コンテンツにスキップ

Talk Mode

このコンテンツはまだ日本語訳がありません。

Talk mode is a continuous voice conversation loop:

  1. Listen for speech
  2. Send transcript to the model (main session, chat.send)
  3. Wait for the response
  4. Speak it via ElevenLabs (streaming playback)
  • Always-on overlay while Talk mode is enabled.
  • Listening → Thinking → Speaking phase transitions.
  • On a short pause (silence window), the current transcript is sent.
  • Replies are written to WebChat (same as typing).
  • Interrupt on speech (default on): if the user starts talking while the assistant is speaking, we stop playback and note the interruption timestamp for the next prompt.

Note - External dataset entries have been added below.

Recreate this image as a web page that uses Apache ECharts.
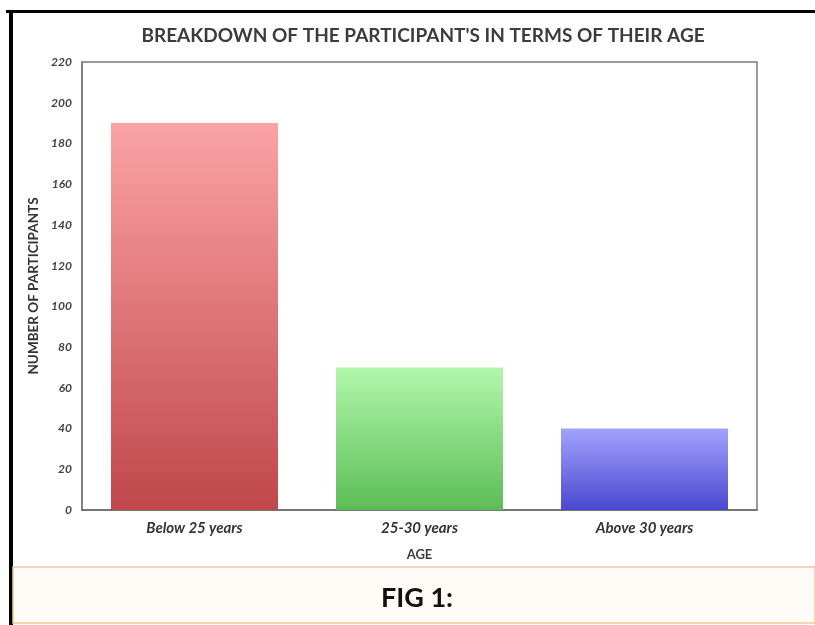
<!DOCTYPE html>
<html>
<head>
<meta charset="utf-8">
<script src="https://cdn.jsdelivr.net/npm/echarts@6/dist/echarts.min.js"></script>
<style>
  html, body { margin: 0; padding: 0; background: #ffffff; }
  #chart { width: 815px; height: 625px; }
</style>
</head>
<body>
<div id="chart"></div>
<script>
// Age groups and participant counts
const categories = ['Below 25 years', '25-30 years', 'Above 30 years'];
const participants = [190, 70, 40];
const yTicks = { min: 0, max: 220, step: 20 };

// Top/bottom gradient colours for each bar
const barTopColors = ['#fba3a5', '#b1f7aa', '#a3a3fd'];
const barBottomColors = ['#c0474b', '#5cbd57', '#4a48cf'];

const FONT = 'Lato, "Open Sans", sans-serif';

const chart = echarts.init(document.getElementById('chart'), null, { renderer: 'canvas' });

const barData = participants.map((v, i) => ({
  value: v,
  itemStyle: {
    color: new echarts.graphic.LinearGradient(0, 0, 0, 1, [
      { offset: 0, color: barTopColors[i] },
      { offset: 1, color: barBottomColors[i] }
    ])
  }
}));

chart.setOption({
  backgroundColor: '#ffffff',
  animation: false,
  title: {
    text: "BREAKDOWN OF THE PARTICIPANT'S IN TERMS OF THEIR AGE",
    left: 418,
    textAlign: 'center',
    top: 21,
    textStyle: { fontFamily: FONT, fontSize: 19, fontWeight: 'bold', color: '#3c3c3c' }
  },
  grid: {
    left: 82, right: 58, top: 62, bottom: 115,
    show: true, borderColor: '#7a7a7a', borderWidth: 1.5, backgroundColor: 'transparent'
  },
  xAxis: {
    type: 'category',
    data: categories,
    name: 'AGE',
    nameLocation: 'middle',
    nameGap: 38,
    nameTextStyle: { fontFamily: FONT, fontSize: 13, fontWeight: 'bold', color: '#404040' },
    axisLine: { lineStyle: { color: '#6a6a6a', width: 1.5 } },
    axisTick: { show: false },
    axisLabel: { fontFamily: FONT, fontSize: 15, fontStyle: 'italic', fontWeight: 'bold', color: '#333333', margin: 11 }
  },
  yAxis: {
    type: 'value',
    min: yTicks.min,
    max: yTicks.max,
    interval: yTicks.step,
    name: 'NUMBER OF PARTICIPANTS',
    nameLocation: 'middle',
    nameGap: 40,
    nameTextStyle: { fontFamily: FONT, fontSize: 13.5, fontWeight: 'bold', color: '#333333' },
    axisLine: { show: true, lineStyle: { color: '#7a7a7a', width: 1.5 } },
    axisTick: { show: false },
    splitLine: { show: false },
    axisLabel: { fontFamily: FONT, fontSize: 12, fontStyle: 'italic', fontWeight: 'bold', color: '#444444', margin: 10 }
  },
  series: [{
    type: 'bar',
    data: barData,
    barWidth: 167
  }],
  graphic: [
    // outer frame: black rules on top and left
    { type: 'rect', shape: { x: 6, y: 10, width: 809, height: 3 }, style: { fill: '#000000' }, silent: true },
    { type: 'rect', shape: { x: 9, y: 10, width: 4, height: 615 }, style: { fill: '#000000' }, silent: true },
    // caption panel
    { type: 'rect', shape: { x: 13, y: 567, width: 802, height: 56 },
      style: { fill: '#fffbf6', stroke: '#f1c79c', lineWidth: 1.5 }, silent: true },
    { type: 'text', x: 417, y: 598,
      style: { text: 'FIG 1:', fontFamily: FONT, fontSize: 27, fontWeight: 'bold', fill: '#111111',
               textAlign: 'center', textVerticalAlign: 'middle' }, silent: true }
  ]
});
</script>
</body>
</html>
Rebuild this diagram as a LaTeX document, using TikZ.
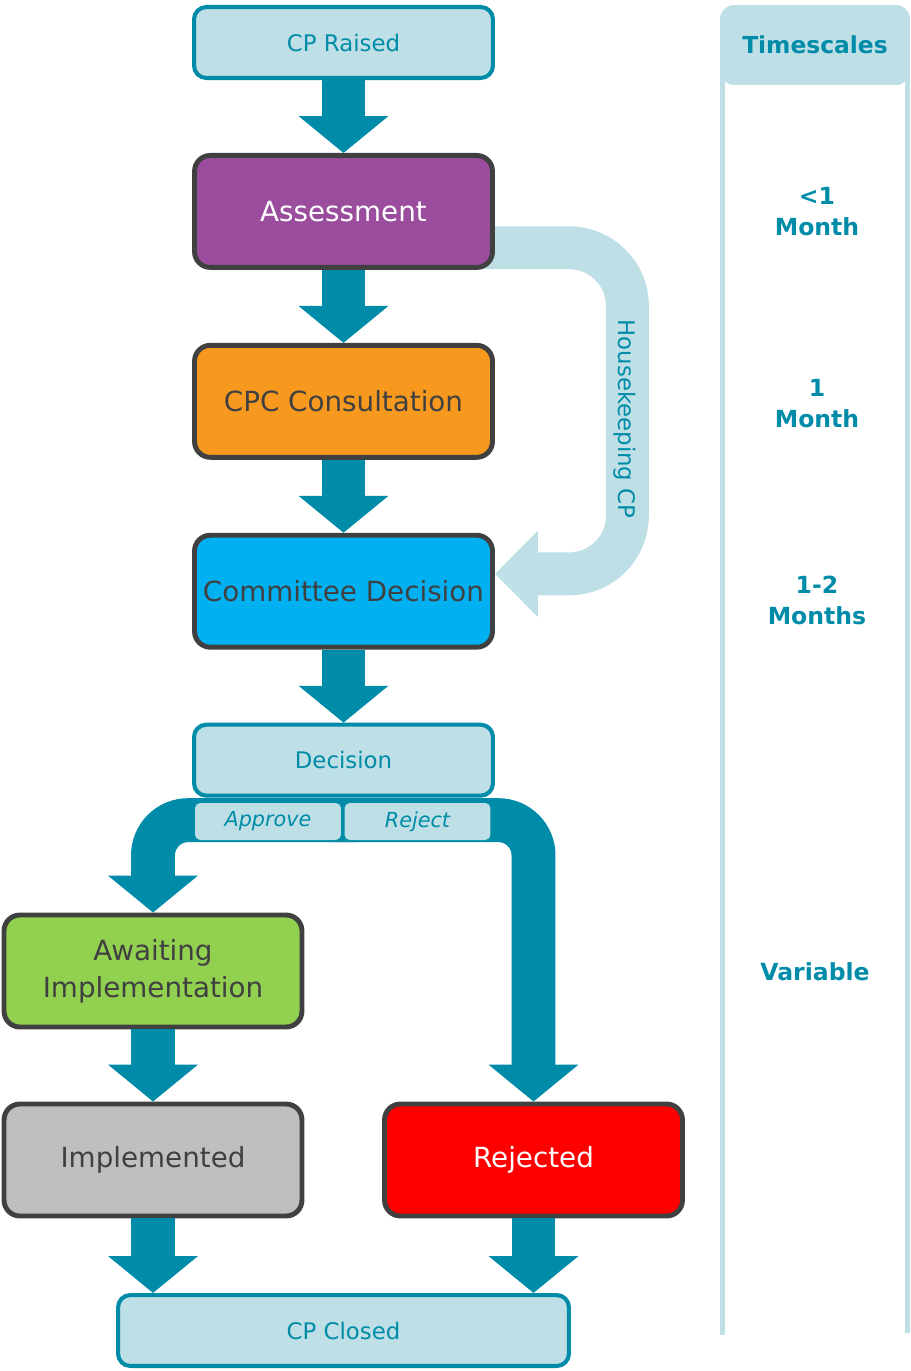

The assistant may prefix its reply with a single JSON line to control voice:

{ "voice": "<voice-id>", "once": true }

Rules:

  • First non-empty line only.
  • Unknown keys are ignored.
  • once: true applies to the current reply only.
  • Without once, the voice becomes the new default for Talk mode.
  • The JSON line is stripped before TTS playback.

Supported keys:

  • voice / voice_id / voiceId
  • model / model_id / modelId
  • speed, rate (WPM), stability, similarity, style, speakerBoost
  • seed, normalize, lang, output_format, latency_tier
  • once
{
talk: {
voiceId: "elevenlabs_voice_id",
modelId: "eleven_v3",
outputFormat: "mp3_44100_128",
apiKey: "elevenlabs_api_key",
interruptOnSpeech: true,
},
}

Defaults:

  • interruptOnSpeech: true
  • voiceId: falls back to ELEVENLABS_VOICE_ID / SAG_VOICE_ID (or first ElevenLabs voice when API key is available)
  • modelId: defaults to eleven_v3 when unset
  • apiKey: falls back to ELEVENLABS_API_KEY (or gateway shell profile if available)
  • outputFormat: defaults to pcm_44100 on macOS/iOS and pcm_24000 on Android (set mp3_* to force MP3 streaming)
  • Menu bar toggle: Talk
  • Config tab: Talk Mode group (voice id + interrupt toggle)
  • Overlay:
    • Listening: cloud pulses with mic level
    • Thinking: sinking animation
    • Speaking: radiating rings
    • Click cloud: stop speaking
    • Click X: exit Talk mode
  • Requires Speech + Microphone permissions.
  • Uses chat.send against session key main.
  • TTS uses ElevenLabs streaming API with ELEVENLABS_API_KEY and incremental playback on macOS/iOS/Android for lower latency.
  • stability for eleven_v3 is validated to 0.0, 0.5, or 1.0; other models accept 0..1.
  • latency_tier is validated to 0..4 when set.
  • Android supports pcm_16000, pcm_22050, pcm_24000, and pcm_44100 output formats for low-latency AudioTrack streaming.